この意味で、欧州では実際に誰が行ったのかが分かってしまうので、化学兵器のテロは起こりにくいと思いますが、その可能性を完全には否定できません。そうでなくとも大規模なテロを起こせば、さらなる混乱を起こして行くという目的は達せられます。ただそれほど簡単には実行できないでしょう。
いやな感じがする状況ですので、テロのリスクは解析できるので行う事にしました。
日本の経済の9月以降
・アメリカ発の経済問題が起きる場合は9月に影響を受けて経済が落ち込む。起きる可能性は低い。
・今の流れでは10月まで経済はさらに低迷して行く可能性が高い。落ち込みは12月、2月の前後にも可能性がある。政策の見直しにつながるかもしれない。

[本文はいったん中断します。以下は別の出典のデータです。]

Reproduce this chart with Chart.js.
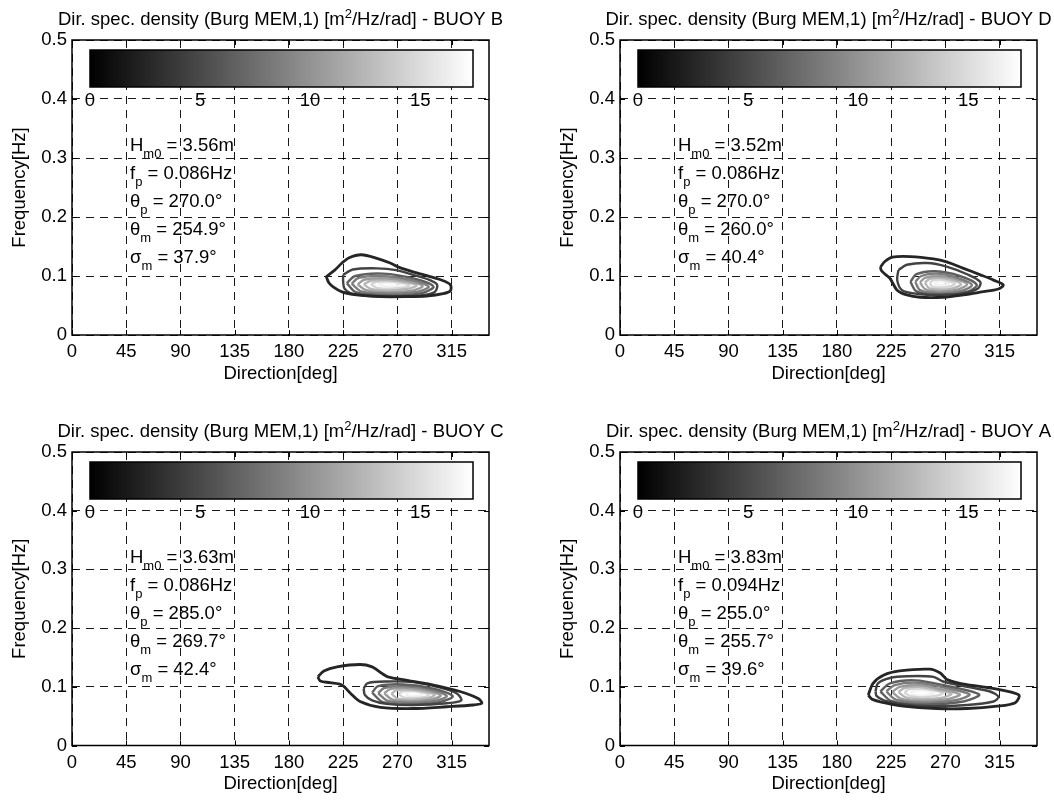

・来年の後半に起きる可能性の高い経済の落ち込みは、各国同様に日本も影響を受ける。
・9月以降にテロの影響で市場が落ち込んでも、しばらくして回復すると思われる。その結果、来年の紛争・戦争に向けて準備が進められることになるかも知れない。
今アメリカの経済は回復基調なので、QE3縮小のリスクが続くことになり、株価は大きく上昇して安定する可能性は当面低くなると思います。金融の縮小は日本市場にもそのまま影響します。
10月の半ばでアメリカの財政の崖の問題も再燃します。どんどん先延ばしする政策が行われると思いますが、市場はそのたびに上下するのでしょう。
テロで見る場合、テロのない場合と比較すると10~12月にリスクが上昇しており、中でも12月から1月にかけて注意が必要かも知れません。この時期を狙う理由はまだ分からないです。
日本でも尖閣の問題が同様に紛争などの形で引き起こされて、まずは防衛予算の獲得、武器の調達へと進んで行く可能性はあると思っています。
戦争を起こす側にとっては、アジアと中東の2つの場所での緊張が存在する方が良いと考えているのかも知れません。関係国を心理的に追い詰めることにはなるでしょう。
一部の人々による戦争への誘導行為はしばらく続くかも知れませんが、テロにしても、宗教の紛争にしても、私たちの多数がそれを望んで引き越す物はないと思います。
戦争は環境を破壊するだけですし、経済にも一部にしかメリットがなくなっています。国益としては大きな戦争にはあまり意味がないと思います。この意味でも各国が参加するという大きな戦争にはなりにくいはずです。アメリカだけが強すぎて、以前のような戦争にはならないのです。
こういった現実を知ることで、冷静に対処してゆける様になることを願っています。